Given task. Look through the data below and output, unchanged, every line from the one holding "Rebuild this chart" through the one holding "import plotly.graph_objects as go", inclusive. Skip the pictures.

Input material.
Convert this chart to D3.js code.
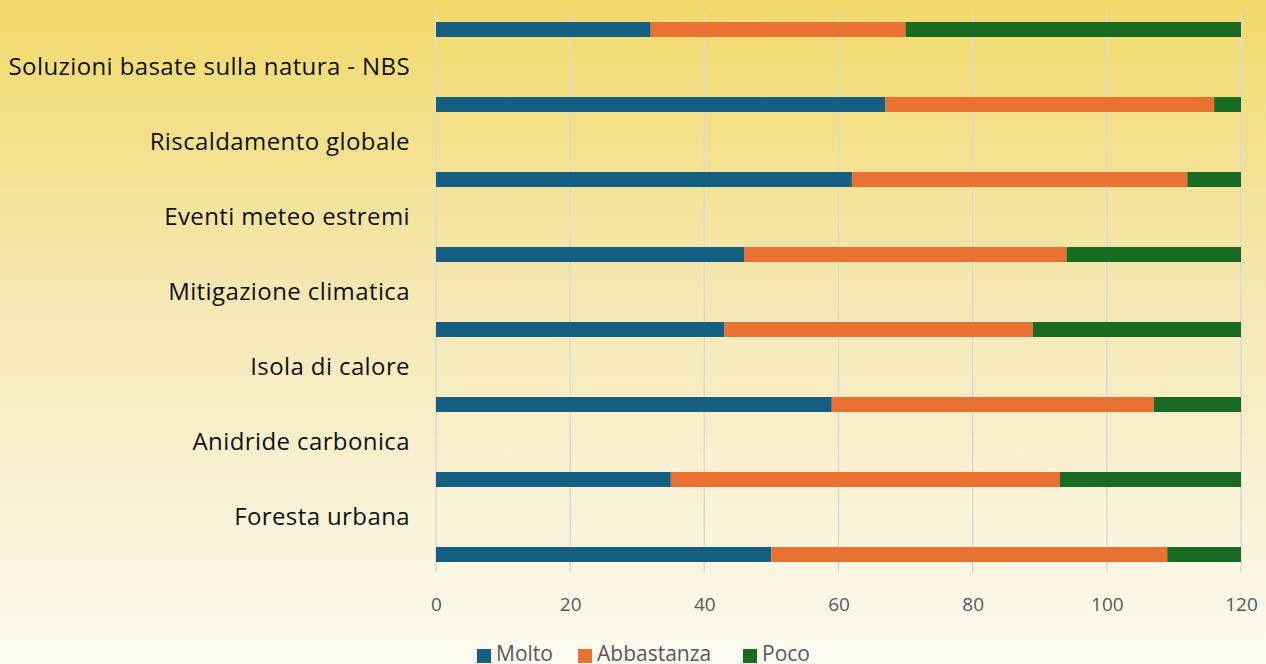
<!DOCTYPE html>
<html>
<head>
<meta charset="utf-8">
<script src="https://cdn.jsdelivr.net/npm/d3@7/dist/d3.min.js"></script>
<style>
  html, body { margin: 0; padding: 0; }
  body { width: 1266px; height: 664px; overflow: hidden; }
  svg { display: block; }
  text { font-family: "Open Sans", "Noto Sans", sans-serif; }
</style>
</head>
<body>
<svg id="chart" width="1266" height="664"></svg>
<script>
// Category labels (drawn between the bars, top to bottom)
const categories = [
  "Soluzioni basate sulla natura - NBS",
  "Riscaldamento globale",
  "Eventi meteo estremi",
  "Mitigazione climatica",
  "Isola di calore",
  "Anidride carbonica",
  "Foresta urbana"
];

// Series values, one entry per bar (top to bottom)
const molto       = [32, 67, 62, 46, 43, 59, 35, 50];
const abbastanza  = [38, 49, 50, 48, 46, 48, 58, 59];
const poco        = [50,  4,  8, 26, 31, 13, 27, 11];

const seriesNames = ["Molto", "Abbastanza", "Poco"];
const seriesColors = ["#156082", "#e97132", "#196b24"];
const xTicks = [0, 20, 40, 60, 80, 100, 120];

const svg = d3.select("#chart");
const W = 1266, H = 664;

// Background gradient
const defs = svg.append("defs");
const grad = defs.append("linearGradient")
  .attr("id", "bg").attr("x1", 0).attr("y1", 0).attr("x2", 0).attr("y2", 1);
grad.append("stop").attr("offset", "0%").attr("stop-color", "#f2da6a");
grad.append("stop").attr("offset", "45%").attr("stop-color", "#f5e8b3");
grad.append("stop").attr("offset", "100%").attr("stop-color", "#fdfbf2");
svg.append("rect").attr("width", W).attr("height", H).attr("fill", "url(#bg)");

const rows = d3.range(molto.length).map(i => ({
  Molto: molto[i], Abbastanza: abbastanza[i], Poco: poco[i], idx: i
}));

const x = d3.scaleLinear().domain([0, 120]).range([436, 1241]);
const y = d3.scaleBand().domain(d3.range(rows.length)).range([-8, 592]).paddingInner(0.8).paddingOuter(0.4);

// Vertical gridlines
svg.append("g").selectAll("line").data(xTicks).join("line")
  .attr("x1", d => x(d)).attr("x2", d => x(d))
  .attr("y1", 12).attr("y2", 572)
  .attr("stroke", "#d9d9d9").attr("stroke-width", 1.5);

// Stacked bars
const stack = d3.stack().keys(seriesNames)(rows);
svg.append("g").selectAll("g").data(stack).join("g")
  .attr("fill", (d, i) => seriesColors[i])
  .selectAll("rect").data(d => d).join("rect")
  .attr("x", d => x(d[0]))
  .attr("width", d => x(d[1]) - x(d[0]))
  .attr("y", d => y(d.data.idx))
  .attr("height", y.bandwidth());

// Category labels, centred between consecutive bars
svg.append("g").selectAll("text").data(categories).join("text")
  .attr("x", 410)
  .attr("y", (d, i) => (y(i) + y(i + 1)) / 2 + y.bandwidth() / 2)
  .attr("dy", "0.35em")
  .attr("text-anchor", "end")
  .attr("font-size", 24)
  .attr("letter-spacing", "0.4px")
  .attr("fill", "#111")
  .text(d => d);

// X axis tick labels
const xAxis = d3.axisBottom(x).tickValues(xTicks).tickSize(0).tickPadding(0);
const gx = svg.append("g").attr("transform", "translate(0,604)").call(xAxis);
gx.select(".domain").remove();
gx.selectAll("text").attr("font-size", 19).attr("fill", "#595959")
  .attr("dy", "0.35em").attr("y", 0)
  .style("font-family", "'Open Sans', 'Noto Sans', sans-serif");

// Legend
const legend = svg.append("g");
const items = [
  { name: "Molto", x: 477 },
  { name: "Abbastanza", x: 578 },
  { name: "Poco", x: 743 }
];
items.forEach((it, i) => {
  legend.append("rect").attr("x", it.x).attr("y", 649).attr("width", 14).attr("height", 14)
    .attr("fill", seriesColors[i]);
  legend.append("text").attr("x", it.x + 19).attr("y", 661)
    .attr("font-size", 21).attr("fill", "#595959").text(it.name);
});
</script>
</body>
</html>
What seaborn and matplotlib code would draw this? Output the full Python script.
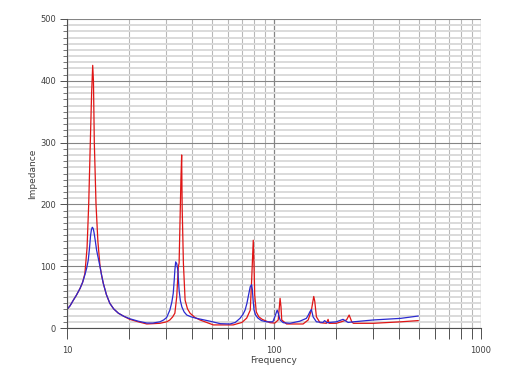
import numpy as np
import pandas as pd
import matplotlib
matplotlib.use("Agg")
import matplotlib.pyplot as plt
from matplotlib.ticker import LogLocator, NullFormatter, FixedLocator, MultipleLocator
import seaborn as sns

# ---- data ----
blue_freq = [10, 10.35, 10.73, 11.1, 11.56, 11.9, 12.2, 12.45, 12.67, 12.85, 13.0, 13.12, 13.25,
             13.38, 13.5, 13.7, 13.9, 14.2, 14.44, 14.7, 14.98, 15.5, 16.1, 16.8, 17.7, 18.8,
             20.1, 22.1, 24.3, 26, 28.1, 29.3, 30.3, 31.4, 32.1, 32.6, 33.0, 33.2, 33.5, 33.9,
             34.3, 34.8, 35.3, 35.9, 36.8, 37.9, 39.8, 42.3, 49.1, 55, 61.3, 65, 68.5, 70.8,
             72.5, 74.0, 75.1, 76.8, 78.0, 78.6, 79.3, 80.1, 81.5, 83.6, 87, 92.2, 98.7,
             100.9, 103.6, 104.8, 107, 110.8, 119.3, 133.2, 143.4, 146.5, 148.9, 151.6, 154.5,
             160.3, 172.4, 175.6, 180.2, 200, 215.5, 228, 241.8, 302, 409, 498]
blue_imp = [30, 36, 45, 53, 64, 74, 86, 97, 110, 130, 150, 159, 163,
            161, 155, 141, 126, 111, 99, 85, 72, 54, 40, 31, 24, 19,
            15, 11, 8, 8, 10, 13, 17, 29, 42, 56, 80, 94, 107, 104,
            94, 61, 44, 34, 26, 21, 18, 15.6, 11, 7, 6.5, 9, 15.6, 22,
            29, 40, 51, 67, 70, 62, 44, 29, 21, 16, 12, 10, 10,
            18, 29, 24, 13, 8.6, 7.6, 11, 15.6, 21, 26, 30, 18,
            10, 9, 12, 8.6, 10, 14, 9, 10, 13, 15.6, 19.4]

red_freq = [10, 10.35, 10.73, 11.1, 11.56, 11.9, 12.2, 12.5, 12.73, 12.96, 13.15, 13.31, 13.42,
            13.55, 13.81, 14.1, 14.44, 14.7, 14.98, 15.5, 16.1, 16.8, 17.7, 18.8, 20.1, 22.1,
            24.3, 28.1, 30.3, 31.4, 32.4, 33.2, 33.9, 34.5, 34.8, 35.3, 35.5, 35.8, 36.0, 36.5,
            37.2, 38.2, 39.3, 41.5, 43.9, 50.9, 63.5, 70, 73.8, 76.8, 78.0, 79.4,
            80.1, 80.7, 82.1, 84.5, 87.7, 95.6, 100.9, 104.8, 107, 108.1, 109, 115, 138.2, 146.3,
            151.6, 155.6, 157.4, 160.3, 166.8, 179, 182.5, 184.4, 200, 211.2, 224, 230.7,
            237.5, 241.8, 302, 409, 498]
red_imp = [30, 36, 45, 53, 64, 74, 88, 130, 200, 300, 380, 425, 400,
           300, 200, 140, 100, 85, 72, 54, 40, 31, 24, 19, 14, 10,
           6.5, 7.6, 10, 13, 18, 24, 51, 99, 105, 200, 239, 280, 196, 105,
           45, 31, 24, 17, 13, 5, 5, 9, 16, 29, 78, 142,
           99, 53, 26, 18, 14, 8.6, 8, 13, 48, 34, 13, 6.5, 6.5, 13,
           29, 51, 43, 18, 8.6, 7.6, 14, 7.6, 7.6, 10, 13, 21,
           10, 7.6, 7.6, 10, 12]

x_ticks = [10, 100, 1000]
x_tick_labels = ["10", "100", "1000"]
y_ticks = [0, 100, 200, 300, 400, 500]

df = pd.concat([
    pd.DataFrame({"Frequency": red_freq, "Impedance": red_imp, "series": "red"}),
    pd.DataFrame({"Frequency": blue_freq, "Impedance": blue_imp, "series": "blue"}),
], ignore_index=True)

sns.set_style("white")
fig = plt.figure(figsize=(5.12, 3.69), dpi=100)
ax = fig.add_axes([67 / 512, 1 - 328 / 369, (481 - 67) / 512, (328 - 19) / 369])

sns.lineplot(data=df, x="Frequency", y="Impedance", hue="series",
             palette={"red": "#e01515", "blue": "#2a2ad0"}, estimator=None, sort=True,
             legend=False, linewidth=0.9, ax=ax)

ax.set_xscale("log")
ax.set_xlim(10, 1000)
ax.set_ylim(0, 500)

ax.xaxis.set_major_locator(FixedLocator(x_ticks))
ax.set_xticklabels(x_tick_labels)
ax.xaxis.set_minor_locator(LogLocator(base=10, subs=np.arange(2, 10)))
ax.xaxis.set_minor_formatter(NullFormatter())
ax.set_yticks(y_ticks)
ax.yaxis.set_minor_locator(MultipleLocator(10))

ax.set_axisbelow(True)
ax.grid(which="minor", axis="y", color="#dadada", linewidth=1.4)
ax.grid(which="major", axis="y", color="#858585", linewidth=0.8)
ax.grid(which="minor", axis="x", color="#b8b8b8", linewidth=0.8)
ax.grid(which="major", axis="x", color="#858585", linewidth=0.9)

for s in ["top", "right"]:
    ax.spines[s].set_visible(False)
for s in ["left", "bottom"]:
    ax.spines[s].set_color("#505050")
    ax.spines[s].set_linewidth(0.8)

ax.tick_params(axis="y", which="major", direction="out", length=5, width=0.7, color="#505050",
               labelsize=6, labelcolor="#404040", pad=3, left=True)
ax.tick_params(axis="y", which="minor", direction="out", length=3, width=0.6, color="#606060", left=True)
ax.tick_params(axis="x", which="both", direction="out", length=8, width=0.7, color="#505050",
               labelsize=6, labelcolor="#404040", pad=5, bottom=True)

ax.set_xlabel("Frequency", fontsize=6.5, color="#404040", labelpad=1)
ax.set_ylabel("Impedance", fontsize=6.5, color="#404040", labelpad=2)

fig.savefig("out.png", dpi=100)
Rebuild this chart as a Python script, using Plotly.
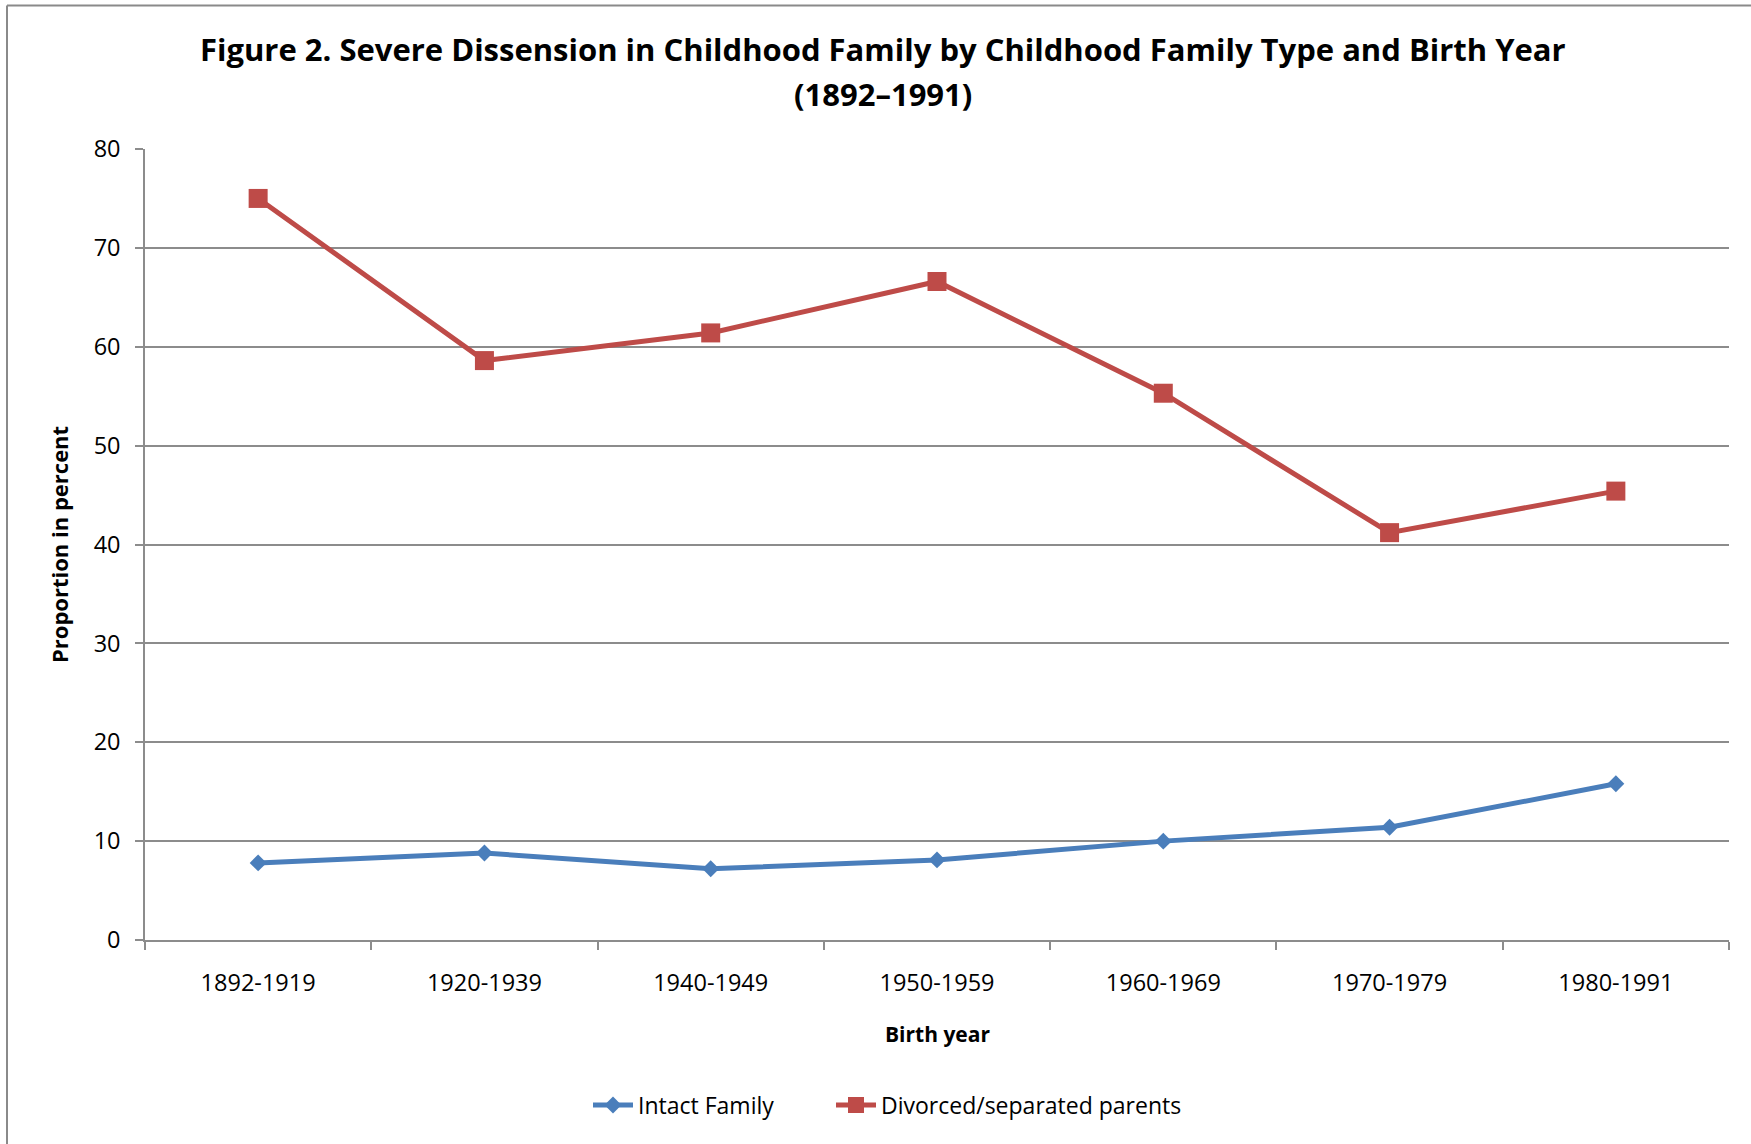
import plotly.graph_objects as go

categories = ["1892-1919", "1920-1939", "1940-1949", "1950-1959",
              "1960-1969", "1970-1979", "1980-1991"]
intact = [7.8, 8.8, 7.2, 8.1, 10.0, 11.4, 15.8]
divorced = [75.0, 58.6, 61.4, 66.6, 55.3, 41.2, 45.4]
y_ticks = [0, 10, 20, 30, 40, 50, 60, 70, 80]

W, H = 1751, 1144
L, R, T, B = 145, 22, 149, 204
PW, PH = W - L - R, H - T - B

def px_x(x):
    return (x - L) / PW

def px_y(y):
    return (H - B - y) / PH

BLUE = "#4A7EBB"
RED = "#BE4B48"
GRID = "#8C8C8C"
FONT = "Open Sans"

fig = go.Figure()
fig.add_trace(go.Scatter(
    x=categories, y=intact, name="Intact Family", mode="lines+markers",
    line=dict(color=BLUE, width=5),
    marker=dict(symbol="diamond", size=13, color=BLUE),
    legend="legend"))
fig.add_trace(go.Scatter(
    x=categories, y=divorced, name="Divorced/separated parents", mode="lines+markers",
    line=dict(color=RED, width=5),
    marker=dict(symbol="square", size=19, color=RED),
    legend="legend2"))

legend_common = dict(orientation="h", xanchor="left", yanchor="middle",
                     y=px_y(1105), bgcolor="rgba(0,0,0,0)",
                     font=dict(family=FONT, size=23, color="black"),
                     itemwidth=40)

fig.update_layout(
    width=W, height=H,
    margin=dict(l=L, r=R, t=T, b=B, pad=0),
    paper_bgcolor="white", plot_bgcolor="white",
    font=dict(family=FONT, color="black"),
    showlegend=True,
    legend=dict(x=px_x(588), **legend_common),
    legend2=dict(x=px_x(831), **legend_common),
)

fig.update_xaxes(
    type="category", range=[-0.5, 6.5], tickson="boundaries",
    showline=True, linecolor=GRID, linewidth=1.5,
    ticks="outside", ticklen=8, tickcolor=GRID, tickwidth=1.5,
    ticklabelstandoff=21,
    tickfont=dict(family=FONT, size=23.5, color="black"),
    showgrid=False, zeroline=False,
)
fig.update_yaxes(
    range=[0, 80], tickvals=y_ticks,
    showline=True, linecolor=GRID, linewidth=1.5,
    ticks="outside", ticklen=8, tickcolor=GRID, tickwidth=1.5,
    ticklabelstandoff=10,
    tickfont=dict(family=FONT, size=23.5, color="black"),
    showgrid=True, gridcolor=GRID, gridwidth=1.5, zeroline=False,
)

annotations = [
    dict(text="<b>Figure 2. Severe Dissension in Childhood Family by Childhood Family Type and Birth Year</b>",
         x=px_x(883), y=px_y(49), font=dict(family=FONT, size=31, color="black")),
    dict(text="<b>(1892–1991)</b>",
         x=px_x(883), y=px_y(94), font=dict(family=FONT, size=31, color="black")),
    dict(text="<b>Birth year</b>",
         x=px_x(937), y=px_y(1034), font=dict(family=FONT, size=21, color="black")),
    dict(text="<b>Proportion in percent</b>", textangle=-90,
         x=px_x(59), y=px_y(545), font=dict(family=FONT, size=22, color="black")),
]
for a in annotations:
    fig.add_annotation(xref="paper", yref="paper", showarrow=False,
                       xanchor="center", yanchor="middle", **a)

# outer chart border (cropped: only left and top edges visible)
fig.add_shape(type="line", xref="paper", yref="paper",
              x0=px_x(7), x1=px_x(7), y0=px_y(1200), y1=px_y(5.5),
              line=dict(color="#8A8A8A", width=2))
fig.add_shape(type="line", xref="paper", yref="paper",
              x0=px_x(7), x1=px_x(1800), y0=px_y(5.5), y1=px_y(5.5),
              line=dict(color="#8A8A8A", width=2))

fig.write_html("out.html")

Problem solution.
Rebuild this chart as a Python script, using Plotly.
import plotly.graph_objects as go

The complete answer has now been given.